As someone whose first name is German (originally with an accent), I can relate to this. I often get emails asking me what my “real” name is. I have heard from people who assume I am from Germany or that my family is, just because of my name. (This is not how names work, by the way.) Almost no one pronounces my name correctly on the first try, at least in the US.

Rubio, or his staff, seemed to make the same mistake here. Maybe he thought that the dam was a gift from Germany, or was otherwise a reference to the country.

Given this confusion, and a request from Vox’s Matt Yglesias, it’s time to clear up my name. Here’s a brief explainer.

My confusing name, explained

My name is written as German, but it’s actually pronounced, roughly, as hair-mon. The trick here is that the letter G in Spanish is pronounced like the letter H is in English.

Here’s a very helpful video for the pronunciation:

The name normally has an accent mark, as does López, but I got rid of both when I came to the US.

The name is not, as far as I can tell, a reference to Germany. My family is from Venezuela, where I was born, and Spain, where my dad is from. We also have some lineage in Italy and native cultures.

According to Wikipedia, the name “is a cognate to French Germain, and is a variant of Latin Germanus,” and these names were likely references to the word “brother.” Very interesting!

Another way to look at it: The name is the Spanish variation of Herman, except hopefully without the implication that I was born in the 19th century.
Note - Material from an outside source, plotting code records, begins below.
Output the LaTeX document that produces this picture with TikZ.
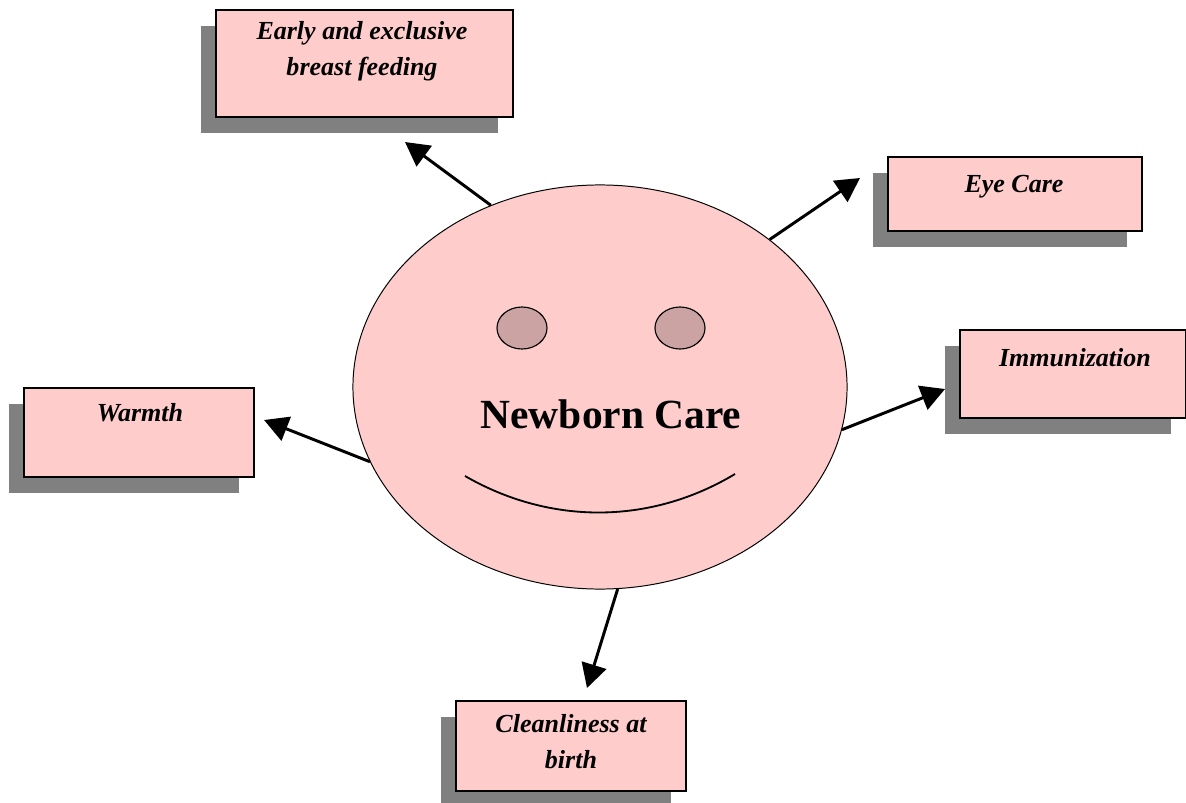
\documentclass[tikz,border=0pt]{standalone}
\usepackage{fontspec}
\setmainfont{Liberation Serif}
\usetikzlibrary{arrows.meta, positioning, shapes.geometric, shadows}
\definecolor{facepink}{HTML}{FFCCCC}
\definecolor{eyebrown}{HTML}{CCA3A3}
\definecolor{shadegray}{HTML}{808080}

\begin{document}
\begin{tikzpicture}[
      x=0.025cm, y=-0.025cm,
      card/.style={draw, fill=facepink, line width=0.9pt, inner sep=0pt,
                   drop shadow={shadow xshift=-0.375cm, shadow yshift=-0.39cm,
                                fill=shadegray, opacity=1}},
      cardtext/.style={anchor=base, align=center, inner sep=0pt,
                       font=\fontsize{18.5}{25}\selectfont\bfseries\itshape},
      eyeball/.style={ellipse, draw, fill=eyebrown, line width=0.8pt,
                      minimum width=1.25cm, minimum height=1.05cm, inner sep=0pt},
      arr/.style={-{Triangle[length=17pt, width=18pt]}, line width=2.1pt}
    ]
    \useasboundingbox (0,0) rectangle (1186,803);
    % the face
    \node[ellipse, draw, fill=facepink, line width=0.7pt, inner sep=0pt,
          minimum width=12.35cm, minimum height=10.1cm] (face) at (600,387) {};
    \node[eyeball] (leye) at (522,328) {};
    \node[eyeball] (reye) at (680,328) {};
    \node[anchor=base, inner sep=0pt, font=\fontsize{29.5}{34}\selectfont\bfseries]
         (title) at (611,428) {Newborn Care};
    \draw[line width=1.3pt] (465,476) .. controls (550,525) and (650,525) .. (735,474);
    % the cards
    \node[card, minimum width=7.425cm, minimum height=2.675cm] (feed) at (364.5,63.5) {};
    \node[card, minimum width=6.35cm, minimum height=1.85cm] (eyecare) at (1015,194) {};
    \node[card, minimum width=5.65cm, minimum height=2.2cm] (immun) at (1073,374) {};
    \node[card, minimum width=5.75cm, minimum height=2.225cm] (warmth) at (139,432.5) {};
    \node[card, minimum width=5.75cm, minimum height=2.25cm] (clean) at (571,746) {};
    \node[cardtext] (feedtxt) at (362,75) {Early and exclusive\\breast feeding};
    \node[cardtext] (eyetxt) at (1014,192) {Eye Care};
    \node[cardtext] (immuntxt) at (1075,366) {Immunization};
    \node[cardtext] (warmtxt) at (140,421) {Warmth};
    \node[cardtext] (cleantxt) at (571,768) {Cleanliness at\\birth};
    % arrow ends
    \coordinate (tofeed) at (405,142);
    \coordinate (toeye) at (860,178);
    \coordinate (toimmun) at (945,389);
    \coordinate (towarm) at (264,420);
    \coordinate (toclean) at (587,688);
    \draw[arr] (face.121.6) -- (tofeed);
    \draw[arr] (face.41.4) -- (toeye);
    \draw[arr] (face.-10.2) -- (toimmun);
    \draw[arr] (face.198.3) -- (towarm);
    \draw[arr] (face.-85) -- (toclean);
  \end{tikzpicture}
\end{document}
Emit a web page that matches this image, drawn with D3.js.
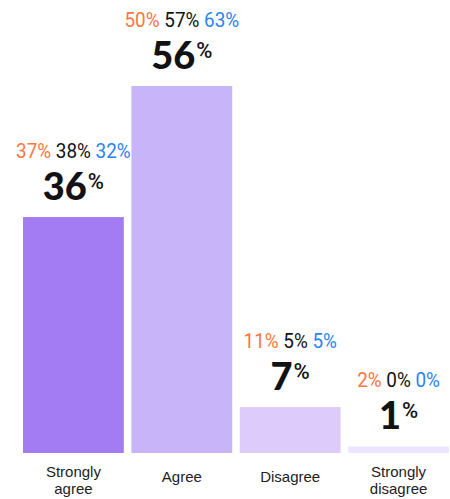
<!DOCTYPE html>
<html>
<head>
<meta charset="utf-8">
<script src="https://d3js.org/d3.v7.min.js"></script>
<style>
  body { margin: 0; background: #fff; }
  svg { display: block; }
</style>
</head>
<body>
<div id="chart"></div>
<script>
// data
var categories = ["Strongly agree", "Agree", "Disagree", "Strongly disagree"];
var tickLines = [["Strongly", "agree"], ["Agree"], ["Disagree"], ["Strongly", "disagree"]];
var totals = [36, 56, 7, 1];
var groupA = [37, 50, 11, 2];   // orange
var groupB = [38, 57, 5, 0];    // black
var groupC = [32, 63, 5, 0];    // blue

var barColors = ["#a37bf2", "#c8b4f8", "#dccbfb", "#ede4fd"];
var orange = "#fb7640", dark = "#121212", blue = "#2a84f2";

var width = 450, height = 499;
var baseline = 453;

var svg = d3.select("#chart")
  .append("svg")
    .attr("width", width)
    .attr("height", height);

var x = d3.scaleBand()
  .domain(categories)
  .range([23, 449])
  .paddingInner(0.07)
  .paddingOuter(0);

var y = d3.scaleLinear()
  .domain([0, d3.max(totals)])
  .range([baseline, 86]);

var rows = categories.map(function(c, i) {
  return {cat: c, total: totals[i], a: groupA[i], b: groupB[i], c: groupC[i], i: i};
});

// bars
svg.append("g")
  .selectAll("rect")
  .data(rows)
  .enter().append("rect")
    .attr("x", function(d) { return x(d.cat); })
    .attr("y", function(d) { return y(d.total); })
    .attr("width", x.bandwidth())
    .attr("height", function(d) { return baseline - y(d.total); })
    .attr("fill", function(d) { return barColors[d.i]; });

// big total labels
var big = svg.append("g")
  .selectAll("text")
  .data(rows)
  .enter().append("text")
    .attr("x", function(d) { return x(d.cat) + x.bandwidth() / 2; })
    .attr("y", function(d) { return y(d.total) - 17; })
    .attr("text-anchor", "middle")
    .style("font-family", "Lato, 'DejaVu Sans', sans-serif")
    .style("fill", dark);
big.append("tspan")
  .style("font-size", "38px")
  .style("font-weight", 900)
  .text(function(d) { return d.total; });
big.append("tspan")
  .attr("dx", 1)
  .attr("dy", -11)
  .style("font-size", "22px")
  .style("font-family", "Roboto, sans-serif")
  .style("font-weight", 500)
  .text("%");

// small group labels (squeezed to look condensed)
var small = svg.append("g")
  .selectAll("text")
  .data(rows)
  .enter().append("text")
    .attr("transform", function(d) {
      return "translate(" + (x(d.cat) + x.bandwidth() / 2) + "," + (y(d.total) - 59) + ") scale(0.9,1)";
    })
    .attr("text-anchor", "middle")
    .style("font-family", "Roboto, sans-serif")
    .style("font-size", "21px");
small.append("tspan").style("fill", orange).text(function(d) { return d.a + "%"; });
small.append("tspan").style("fill", dark).text(function(d) { return " " + d.b + "%"; });
small.append("tspan").style("fill", blue).text(function(d) { return " " + d.c + "%"; });

// category axis
var axis = svg.append("g")
  .attr("transform", "translate(0," + baseline + ")")
  .call(d3.axisBottom(x).tickSize(0));
axis.select(".domain").remove();
axis.selectAll(".tick text").each(function(d) {
  var lines = tickLines[categories.indexOf(d)];
  var t = d3.select(this).text(null)
    .attr("y", lines.length > 1 ? 24 : 29)
    .attr("dy", null)
    .style("font-family", "'Liberation Sans', Arial, sans-serif")
    .style("font-size", "15px")
    .style("fill", "#222");
  lines.forEach(function(line, k) {
    t.append("tspan")
      .attr("x", 0)
      .attr("dy", k === 0 ? 0 : 17)
      .text(line);
  });
});
</script>
</body>
</html>
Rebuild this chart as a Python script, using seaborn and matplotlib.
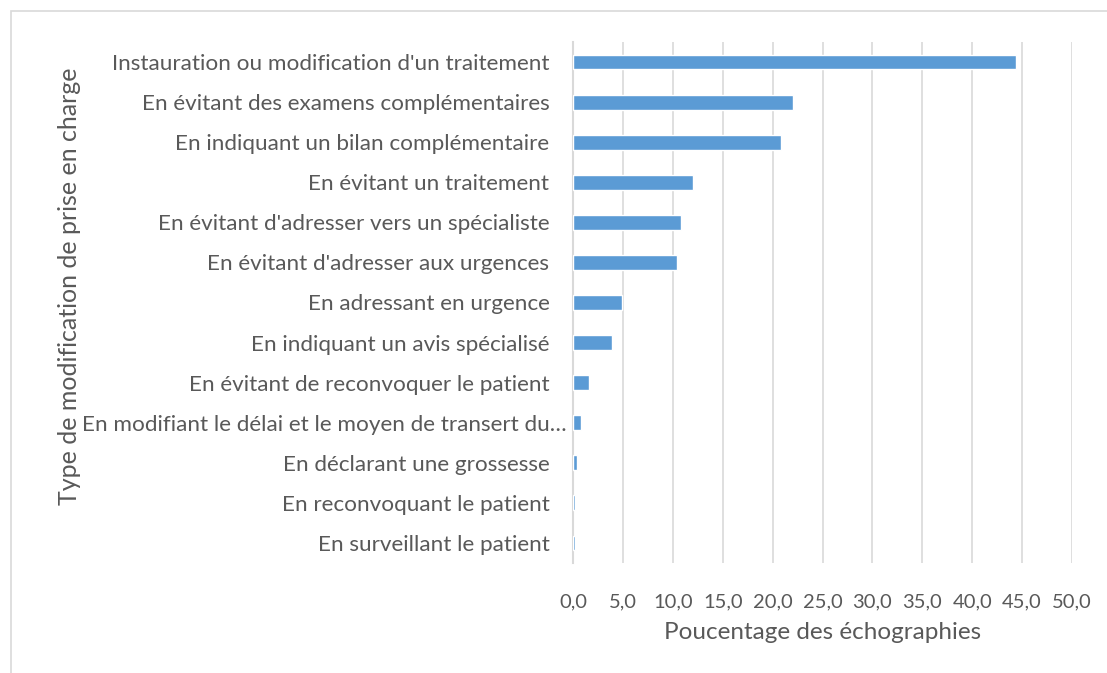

The name is somewhat common in Spanish-speaking countries. It was my maternal grandfather’s first name, and it’s my uncle’s first name as well. If you search my full name on Google, several results come up — including me (most importantly, my Twitter page, which you should follow), a tennis player, and an alleged criminal.

Unfortunately, the name’s wide acceptance in Venezuela blinded my parents to the fact that it’s a confusing name in other languages. But it’s okay, my parents are lovely people, and I think they did a good job raising me otherwise. (I love you, mom and dad!)

In short: My name is not related to Germany, and not pronounced like that wonderful country’s name. It’s a Spanish name that’s, unfortunately, confusing in English.

I hope that clears things up — for Rubio and everyone else.